The comedic mystery begins in a cheery hair salon with ’80s music blaring. The sass-talking, gum-snapping Barbara De Marco (Margot Moresland) enters wearing an electric blue dress and bright red fishnets. As she paints her nails, her flamboyant boss Tony Whitcomb (John McGivern) joins her on stage in the part of a stereotypical gay hairdresser who sings and dances to Diana Ross.
While the two overact, with exaggerated movements that are well suited for the play, they prepare for a day of business. Following the discovery of their landlord and renowned pianist Isabel Czerny’s body, the play includes the audience in the already overwhelmingly silly larks of a dynamic cast.
Aaron Shields, who plays the role of Police Chief Detective Nick Rossetti, reveals a hilarious performance as he calls upon the audience to point fingers and help him pin down the murderer while batting off Whitcomb’s sexual advancements.

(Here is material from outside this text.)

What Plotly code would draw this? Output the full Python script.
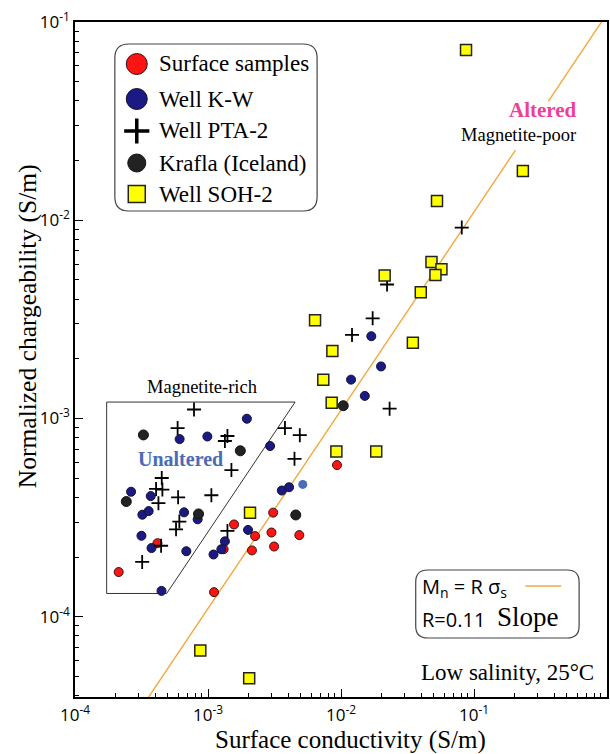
import plotly.graph_objects as go

# ---- data: surface conductivity (S/m) vs normalized chargeability (S/m) ----
surface_sigma = [9.33e-3, 4.17e-4, 1.57e-3, 3.09e-3, 2.26e-3, 3.00e-3, 4.86e-3,
                 2.14e-3, 3.14e-3, 1.31e-3, 2.13e-4, 1.11e-3]
surface_mn = [5.82e-4, 2.35e-4, 2.92e-4, 3.35e-4, 2.55e-4, 2.66e-4, 2.58e-4,
              2.16e-4, 2.26e-4, 2.19e-4, 1.68e-4, 1.33e-4]

kw_sigma = [1.96e-3, 6.12e-4, 9.89e-4, 2.93e-3, 2.64e-4, 3.71e-4, 3.59e-3, 4.07e-3,
            3.21e-4, 3.58e-4, 6.61e-4, 8.36e-4, 3.16e-4, 3.76e-4, 6.87e-4, 2.00e-3,
            1.34e-3, 1.26e-3, 1.10e-3, 4.47e-4, 1.69e-2, 2.00e-2, 1.19e-2, 1.51e-2]
kw_mn = [9.97e-4, 7.87e-4, 8.11e-4, 7.26e-4, 4.27e-4, 4.06e-4, 4.33e-4, 4.50e-4,
         3.27e-4, 3.41e-4, 3.36e-4, 3.10e-4, 2.56e-4, 2.22e-4, 2.14e-4, 2.74e-4,
         2.40e-4, 2.19e-4, 2.06e-4, 1.35e-4, 2.60e-3, 1.83e-3, 1.57e-3, 1.30e-3]

kw_extra_sigma = [5.16e-3]
kw_extra_mn = [4.65e-4]

pta_sigma = [7.85e-4, 5.91e-4, 1.40e-3, 1.34e-3, 1.50e-3, 4.49e-4, 4.07e-4, 4.54e-4,
             5.96e-4, 1.06e-3, 4.24e-4, 6.09e-4, 5.75e-4, 1.40e-3, 4.44e-4, 3.20e-4,
             3.79e-3, 4.90e-3, 4.47e-3, 2.22e-2, 1.73e-2, 1.21e-2, 2.32e-2, 8.09e-2]
pta_mn = [1.11e-3, 8.95e-4, 8.16e-4, 7.70e-4, 5.49e-4, 5.01e-4, 4.41e-4, 4.38e-4,
          4.00e-4, 4.10e-4, 3.74e-4, 3.02e-4, 2.76e-4, 2.71e-4, 2.28e-4, 1.89e-4,
          8.95e-4, 8.24e-4, 6.26e-4, 4.74e-3, 3.20e-3, 2.64e-3, 1.12e-3, 9.18e-3]

krafla_sigma = [3.27e-4, 1.75e-3, 2.43e-4, 8.49e-4, 4.57e-3, 1.04e-2]
krafla_mn = [8.26e-4, 6.87e-4, 3.81e-4, 3.30e-4, 3.26e-4, 1.16e-3]

soh_sigma = [2.13e-2, 4.79e-2, 5.69e-2, 5.13e-2, 3.98e-2, 6.38e-3, 3.47e-2, 8.61e-3,
             7.36e-3, 8.51e-3, 9.23e-3, 1.84e-2, 2.07e-3, 8.71e-2, 0.233, 5.27e-2,
             8.75e-4, 2.04e-3]
soh_mn = [5.26e-3, 6.15e-3, 5.66e-3, 5.29e-3, 4.33e-3, 3.13e-3, 2.41e-3, 2.19e-3,
          1.57e-3, 1.20e-3, 6.82e-4, 6.82e-4, 3.35e-4, 7.23e-2, 1.77e-2, 1.25e-2,
          6.76e-5, 4.89e-5]

# linear relation Mn = R * sigma_s
R_SLOPE = 0.11
fit_sigma = [1e-4, 0.205, None, 0.363, 1.0]
fit_mn = [None if s is None else R_SLOPE * s for s in fit_sigma]

# magnetite-rich domain outline
rich_sigma = [1.73e-4, 4.52e-3, 4.89e-4, 1.73e-4, 1.73e-4]
rich_mn = [1.21e-3, 1.21e-3, 1.31e-4, 1.31e-4, 1.21e-3]

x_tickvals = [1e-4, 1e-3, 1e-2, 1e-1, 1]
x_ticktext = ["10<sup>-4</sup>", "10<sup>-3</sup>", "10<sup>-2</sup>",
              "10<sup>-1</sup>", "10<sup>0</sup>"]
y_tickvals = [1e-4, 1e-3, 1e-2, 1e-1]
y_ticktext = ["10<sup>-4</sup>", "10<sup>-3</sup>", "10<sup>-2</sup>", "10<sup>-1</sup>"]

X_RANGE = [-4, 0]
Y_RANGE = [-4.405, -1.0]

# intermediate log ticks (2..9 x each decade)
minor_vals = [k * 10.0 ** e for e in range(-5, 0) for k in range(2, 10)]

# ---- colours / fonts ----
RED = "#FF1414"
NAVY = "#1B1A84"
STEEL = "#4A6BB5"
DARK = "#222222"
YELLOW = "#FFFF00"
ORANGE = "#F2A93B"
PINK = "#EE3F98"
SERIF = "Liberation Serif"
SANS = "Open Sans"

W, H = 610, 754
L, R, T, B = 75, 1, 22, 57
PX0, PX1, PY0, PY1 = L, W - R, T, H - B


def fx(px):
    return (px - PX0) / (PX1 - PX0)


def fy(py):
    return (PY1 - py) / (PY1 - PY0)


def rounded_box(x0, y0, x1, y1, r):
    rx = r / (PX1 - PX0)
    ry = r / (PY1 - PY0)
    a, b, c, d = fx(x0), fy(y1), fx(x1), fy(y0)  # left, bottom, right, top
    return (f"M {a + rx},{b} L {c - rx},{b} Q {c},{b} {c},{b + ry} "
            f"L {c},{d - ry} Q {c},{d} {c - rx},{d} L {a + rx},{d} "
            f"Q {a},{d} {a},{d - ry} L {a},{b + ry} Q {a},{b} {a + rx},{b} Z")


fig = go.Figure()

fig.add_trace(go.Scatter(x=rich_sigma, y=rich_mn, mode="lines",
                         line=dict(color="#333333", width=1), hoverinfo="skip"))
fig.add_trace(go.Scatter(x=fit_sigma, y=fit_mn, mode="lines",
                         line=dict(color=ORANGE, width=1.4), connectgaps=False,
                         hoverinfo="skip"))

fig.add_trace(go.Scatter(x=surface_sigma, y=surface_mn, mode="markers", name="Surface samples",
                         marker=dict(symbol="circle", size=9, color=RED,
                                     line=dict(color="#3a1010", width=1))))
fig.add_trace(go.Scatter(x=kw_sigma, y=kw_mn, mode="markers", name="Well K-W",
                         marker=dict(symbol="circle", size=9, color=NAVY,
                                     line=dict(color="#111133", width=1))))
fig.add_trace(go.Scatter(x=kw_extra_sigma, y=kw_extra_mn, mode="markers",
                         marker=dict(symbol="circle", size=9, color=STEEL,
                                     line=dict(color=STEEL, width=0))))
fig.add_trace(go.Scatter(x=krafla_sigma, y=krafla_mn, mode="markers", name="Krafla (Iceland)",
                         marker=dict(symbol="circle", size=10, color=DARK,
                                     line=dict(color="#111111", width=1))))
fig.add_trace(go.Scatter(x=pta_sigma, y=pta_mn, mode="markers", name="Well PTA-2",
                         marker=dict(symbol="cross-thin", size=10, color="black",
                                     line=dict(color="black", width=1.8))))
fig.add_trace(go.Scatter(x=soh_sigma, y=soh_mn, mode="markers", name="Well SOH-2",
                         marker=dict(symbol="square", size=11, color=YELLOW,
                                     line=dict(color="#222222", width=1.5))))

# invisible anchor trace so the minor-tick axes get drawn
fig.add_trace(go.Scatter(x=[1e-3], y=[1e-3], mode="markers", xaxis="x3", yaxis="y3",
                         marker=dict(size=1, opacity=0), hoverinfo="skip"))

# ---- legend glyphs drawn on an overlay axis spanning the plot area ----
leg_rows = [64, 99, 131, 163, 194]
leg_labels = ["Surface samples", "Well K-W", "Well PTA-2", "Krafla (Iceland)", "Well SOH-2"]
leg_markers = [
    dict(symbol="circle", size=21, color=RED, line=dict(color="#3a1010", width=1)),
    dict(symbol="circle", size=21, color=NAVY, line=dict(color="#111133", width=1)),
    dict(symbol="cross-thin", size=18, color="black", line=dict(color="black", width=3.5)),
    dict(symbol="circle", size=18, color=DARK, line=dict(color="#111111", width=1)),
    dict(symbol="square", size=17, color=YELLOW, line=dict(color="#222222", width=1.5)),
]
for row, mk in zip(leg_rows, leg_markers):
    fig.add_trace(go.Scatter(x=[fx(137)], y=[fy(row)], mode="markers", marker=mk,
                             xaxis="x2", yaxis="y2", hoverinfo="skip", cliponaxis=False))

fig.add_trace(go.Scatter(x=[fx(527), fx(563)], y=[fy(586), fy(586)], mode="lines",
                         line=dict(color=ORANGE, width=1.5), xaxis="x2", yaxis="y2",
                         hoverinfo="skip"))

shapes = [
    dict(type="path", xref="paper", yref="paper", path=rounded_box(115, 44, 318, 211, 14),
         line=dict(color="#444444", width=1.2), fillcolor="rgba(0,0,0,0)"),
    dict(type="path", xref="paper", yref="paper", path=rounded_box(417, 570, 581, 638, 12),
         line=dict(color="#444444", width=1.2), fillcolor="rgba(0,0,0,0)"),
]

annotations = []
for row, lab in zip(leg_rows, leg_labels):
    annotations.append(dict(x=fx(157), y=fy(row), xref="paper", yref="paper", text=lab,
                            xanchor="left", yanchor="middle", showarrow=False,
                            font=dict(family=SERIF, size=23, color="black")))


def note(px, py, text, size, color="black", family=SERIF, anchor="center", angle=0):
    annotations.append(dict(x=fx(px), y=fy(py), xref="paper", yref="paper", text=text,
                            xanchor=anchor, yanchor="middle", showarrow=False,
                            textangle=angle, font=dict(family=family, size=size, color=color)))


note(545, 110, "<b>Altered</b>", 21, PINK)
note(520, 135, "Magnetite-poor", 18.5)
note(202, 387, "Magnetite-rich", 18.5)
note(181, 459, "<b>Unaltered</b>", 20, STEEL)
note(421, 587, "M<sub>n</sub> = R σ<sub>s</sub>", 20, family=SANS, anchor="left")
note(421, 619, "R=0.11", 20, family=SANS, anchor="left")
note(497, 617, "Slope", 27, anchor="left")
note(509, 672, "Low salinity, 25°C", 23)
note(352, 740, "Surface conductivity (S/m)", 25)
note(27, 326, "Normalized chargeability (S/m)", 25.5, angle=-90)

axis_common = dict(type="log", showgrid=False, zeroline=False, ticks="inside",
                   ticklen=8, tickwidth=1.2, tickcolor="black", showline=True,
                   linecolor="black", linewidth=1.5, mirror=True,
                   tickmode="array",
                   tickfont=dict(family=SANS, size=17, color="black"))

minor_common = dict(type="log", showgrid=False, zeroline=False, ticks="inside",
                    ticklen=4, tickwidth=1, tickcolor="black", showline=False,
                    showticklabels=False, tickmode="array", tickvals=minor_vals,
                    fixedrange=True)

fig.update_layout(
    width=W, height=H,
    margin=dict(l=L, r=R, t=T, b=B, pad=0),
    paper_bgcolor="white", plot_bgcolor="white",
    showlegend=False,
    xaxis=dict(range=X_RANGE, tickvals=x_tickvals, ticktext=x_ticktext,
               ticklabelstandoff=2, **axis_common),
    yaxis=dict(range=Y_RANGE, tickvals=y_tickvals, ticktext=y_ticktext, **axis_common),
    xaxis2=dict(overlaying="x", anchor="y2", range=[0, 1], visible=False, fixedrange=True),
    yaxis2=dict(overlaying="y", anchor="x2", range=[0, 1], visible=False, fixedrange=True),
    xaxis3=dict(overlaying="x", anchor="y3", side="bottom", range=X_RANGE, **minor_common),
    yaxis3=dict(overlaying="y", anchor="x3", side="left", range=Y_RANGE, **minor_common),
    shapes=shapes,
    annotations=annotations,
)

fig.write_html("out.html")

While the audience shouts questions and theories to him, Detective Rossetti struggles to stay focused as Tony continues to hit on him. But all is lost when Tony gives him an impromptu kiss that sparks uncontrolled laughter from the audience and stage, momentarily putting the play on hold.
It is this improvisational acting that has allowed “Shear Madness” to steal the hearts of more than 6,000 D.C. audiences during the past 14 years.
The key to the play’s success lies in outstanding performances and original audience participation-based structure of the comedy, which eliminated the stuff-shirt approach of theater and allowed patrons to enter a skewed version of their hometown.